Set down, word for word, only the lines from the start of the records through the line bearing "const yAxisOffset = -gridW"; include no pictures.

-- Begin DATASET ENTRIES --

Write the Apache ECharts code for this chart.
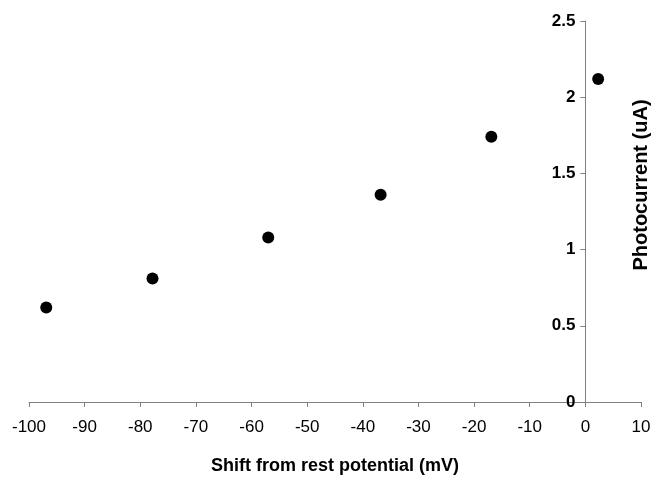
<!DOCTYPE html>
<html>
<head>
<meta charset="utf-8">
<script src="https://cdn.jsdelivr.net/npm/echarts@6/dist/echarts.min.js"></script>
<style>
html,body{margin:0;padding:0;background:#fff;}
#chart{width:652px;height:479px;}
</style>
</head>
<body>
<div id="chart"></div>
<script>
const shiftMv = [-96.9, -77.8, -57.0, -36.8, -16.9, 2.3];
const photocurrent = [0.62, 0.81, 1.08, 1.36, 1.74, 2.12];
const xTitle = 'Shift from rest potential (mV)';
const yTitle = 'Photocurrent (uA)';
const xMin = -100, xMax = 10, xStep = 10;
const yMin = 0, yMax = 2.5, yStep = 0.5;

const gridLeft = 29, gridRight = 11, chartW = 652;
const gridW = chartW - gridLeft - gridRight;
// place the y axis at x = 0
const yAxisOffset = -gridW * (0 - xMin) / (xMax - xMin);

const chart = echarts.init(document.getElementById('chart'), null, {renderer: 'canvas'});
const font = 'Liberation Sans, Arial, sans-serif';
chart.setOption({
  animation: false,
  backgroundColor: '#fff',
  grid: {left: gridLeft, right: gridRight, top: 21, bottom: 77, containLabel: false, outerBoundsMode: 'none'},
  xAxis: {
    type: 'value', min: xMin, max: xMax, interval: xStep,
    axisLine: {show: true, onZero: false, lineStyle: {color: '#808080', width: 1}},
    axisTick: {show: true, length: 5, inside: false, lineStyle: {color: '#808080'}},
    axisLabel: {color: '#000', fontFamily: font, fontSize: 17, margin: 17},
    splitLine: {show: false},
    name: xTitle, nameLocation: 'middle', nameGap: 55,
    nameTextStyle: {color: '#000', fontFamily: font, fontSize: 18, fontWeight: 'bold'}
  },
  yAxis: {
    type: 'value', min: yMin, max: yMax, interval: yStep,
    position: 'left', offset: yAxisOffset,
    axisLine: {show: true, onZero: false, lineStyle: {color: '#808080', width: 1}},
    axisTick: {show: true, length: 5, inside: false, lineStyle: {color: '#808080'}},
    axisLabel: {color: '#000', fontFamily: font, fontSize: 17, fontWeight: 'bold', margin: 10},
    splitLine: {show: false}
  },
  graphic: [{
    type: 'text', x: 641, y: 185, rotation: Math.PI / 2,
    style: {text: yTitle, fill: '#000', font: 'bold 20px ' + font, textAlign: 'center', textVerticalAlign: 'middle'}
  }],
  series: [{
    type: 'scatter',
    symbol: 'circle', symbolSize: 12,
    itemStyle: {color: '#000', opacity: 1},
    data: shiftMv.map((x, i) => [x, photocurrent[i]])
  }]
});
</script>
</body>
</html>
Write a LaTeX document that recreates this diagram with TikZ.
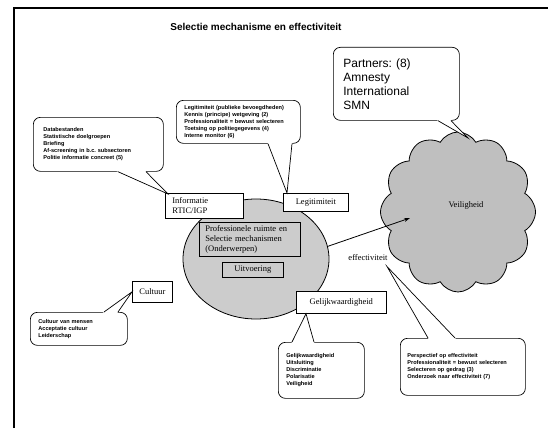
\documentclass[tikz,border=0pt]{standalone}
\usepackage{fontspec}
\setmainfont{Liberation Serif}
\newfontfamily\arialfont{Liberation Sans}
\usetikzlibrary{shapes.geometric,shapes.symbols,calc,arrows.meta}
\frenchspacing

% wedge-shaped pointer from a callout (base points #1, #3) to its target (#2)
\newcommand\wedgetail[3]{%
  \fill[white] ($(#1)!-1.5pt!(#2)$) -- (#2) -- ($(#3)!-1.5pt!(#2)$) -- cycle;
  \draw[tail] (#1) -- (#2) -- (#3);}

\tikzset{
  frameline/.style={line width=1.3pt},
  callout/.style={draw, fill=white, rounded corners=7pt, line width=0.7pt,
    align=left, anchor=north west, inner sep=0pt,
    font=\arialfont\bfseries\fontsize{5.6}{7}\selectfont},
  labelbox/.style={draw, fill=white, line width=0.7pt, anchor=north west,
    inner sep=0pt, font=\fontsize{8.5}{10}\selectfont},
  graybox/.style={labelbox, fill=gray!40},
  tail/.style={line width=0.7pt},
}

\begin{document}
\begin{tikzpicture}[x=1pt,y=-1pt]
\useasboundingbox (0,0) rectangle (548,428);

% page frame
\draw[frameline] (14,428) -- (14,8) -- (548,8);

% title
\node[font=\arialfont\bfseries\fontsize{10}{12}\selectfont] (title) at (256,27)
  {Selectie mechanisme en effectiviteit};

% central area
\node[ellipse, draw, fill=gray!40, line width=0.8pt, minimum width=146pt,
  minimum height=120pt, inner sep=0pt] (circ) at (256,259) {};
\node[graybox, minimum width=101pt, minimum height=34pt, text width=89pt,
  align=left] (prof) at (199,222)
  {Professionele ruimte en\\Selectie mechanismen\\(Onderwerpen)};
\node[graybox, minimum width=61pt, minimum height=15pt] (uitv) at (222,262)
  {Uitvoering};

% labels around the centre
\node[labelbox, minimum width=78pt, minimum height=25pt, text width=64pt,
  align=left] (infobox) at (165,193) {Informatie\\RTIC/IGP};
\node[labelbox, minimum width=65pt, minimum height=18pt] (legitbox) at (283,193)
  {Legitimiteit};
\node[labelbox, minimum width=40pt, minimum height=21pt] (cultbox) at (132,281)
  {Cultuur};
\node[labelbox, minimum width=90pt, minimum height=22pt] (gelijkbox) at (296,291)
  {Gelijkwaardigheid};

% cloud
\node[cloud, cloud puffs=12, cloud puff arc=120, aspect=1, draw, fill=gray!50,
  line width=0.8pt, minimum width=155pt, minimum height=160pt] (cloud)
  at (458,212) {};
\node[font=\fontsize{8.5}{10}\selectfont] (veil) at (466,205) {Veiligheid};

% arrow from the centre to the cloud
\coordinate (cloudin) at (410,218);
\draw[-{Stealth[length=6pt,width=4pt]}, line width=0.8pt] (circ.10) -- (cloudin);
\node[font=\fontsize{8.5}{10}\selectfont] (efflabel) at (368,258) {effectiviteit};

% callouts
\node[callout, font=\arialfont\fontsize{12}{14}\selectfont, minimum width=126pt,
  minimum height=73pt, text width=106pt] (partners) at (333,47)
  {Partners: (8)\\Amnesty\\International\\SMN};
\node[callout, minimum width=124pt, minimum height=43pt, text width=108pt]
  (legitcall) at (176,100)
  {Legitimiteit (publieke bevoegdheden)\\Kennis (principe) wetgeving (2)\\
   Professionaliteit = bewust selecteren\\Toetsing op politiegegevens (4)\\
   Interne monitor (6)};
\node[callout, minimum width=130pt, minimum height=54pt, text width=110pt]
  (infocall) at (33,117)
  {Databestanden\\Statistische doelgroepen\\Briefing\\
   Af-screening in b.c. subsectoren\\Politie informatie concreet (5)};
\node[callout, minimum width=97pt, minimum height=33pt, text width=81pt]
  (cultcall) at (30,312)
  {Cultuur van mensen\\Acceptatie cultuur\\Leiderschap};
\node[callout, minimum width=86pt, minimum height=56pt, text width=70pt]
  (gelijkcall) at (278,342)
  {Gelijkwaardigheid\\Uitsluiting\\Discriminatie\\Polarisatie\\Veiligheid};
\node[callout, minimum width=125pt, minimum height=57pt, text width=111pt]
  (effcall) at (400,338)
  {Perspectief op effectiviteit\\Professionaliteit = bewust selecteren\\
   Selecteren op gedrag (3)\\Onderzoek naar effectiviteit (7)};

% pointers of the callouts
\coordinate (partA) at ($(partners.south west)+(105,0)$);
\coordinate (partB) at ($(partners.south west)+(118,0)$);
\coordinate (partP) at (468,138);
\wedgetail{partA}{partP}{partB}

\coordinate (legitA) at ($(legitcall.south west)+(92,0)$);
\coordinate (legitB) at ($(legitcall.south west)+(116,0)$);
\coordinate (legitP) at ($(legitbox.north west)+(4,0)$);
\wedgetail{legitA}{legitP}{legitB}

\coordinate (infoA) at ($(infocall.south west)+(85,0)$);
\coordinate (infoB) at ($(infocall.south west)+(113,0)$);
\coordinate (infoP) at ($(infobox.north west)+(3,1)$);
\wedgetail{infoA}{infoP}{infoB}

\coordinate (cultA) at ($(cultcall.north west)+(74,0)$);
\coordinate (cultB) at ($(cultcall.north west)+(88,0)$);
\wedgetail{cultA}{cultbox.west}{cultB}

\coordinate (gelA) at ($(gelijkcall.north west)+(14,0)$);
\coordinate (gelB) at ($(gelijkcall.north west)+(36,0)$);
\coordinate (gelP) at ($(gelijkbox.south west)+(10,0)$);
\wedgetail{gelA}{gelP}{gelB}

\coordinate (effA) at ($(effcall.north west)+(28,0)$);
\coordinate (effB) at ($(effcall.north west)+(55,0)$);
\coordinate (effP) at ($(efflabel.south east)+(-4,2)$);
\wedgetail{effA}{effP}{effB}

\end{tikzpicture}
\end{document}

-- End DATASET ENTRIES --

— RESULT FOR THIS TASK —
Write the Apache ECharts code for this chart.
<!DOCTYPE html>
<html>
<head>
<meta charset="utf-8">
<script src="https://cdn.jsdelivr.net/npm/echarts@6/dist/echarts.min.js"></script>
<style>
html,body{margin:0;padding:0;background:#fff;}
#chart{width:652px;height:479px;}
</style>
</head>
<body>
<div id="chart"></div>
<script>
const shiftMv = [-96.9, -77.8, -57.0, -36.8, -16.9, 2.3];
const photocurrent = [0.62, 0.81, 1.08, 1.36, 1.74, 2.12];
const xTitle = 'Shift from rest potential (mV)';
const yTitle = 'Photocurrent (uA)';
const xMin = -100, xMax = 10, xStep = 10;
const yMin = 0, yMax = 2.5, yStep = 0.5;

const gridLeft = 29, gridRight = 11, chartW = 652;
const gridW = chartW - gridLeft - gridRight;
// place the y axis at x = 0
const yAxisOffset = -gridW * (0 - xMin) / (xMax - xMin);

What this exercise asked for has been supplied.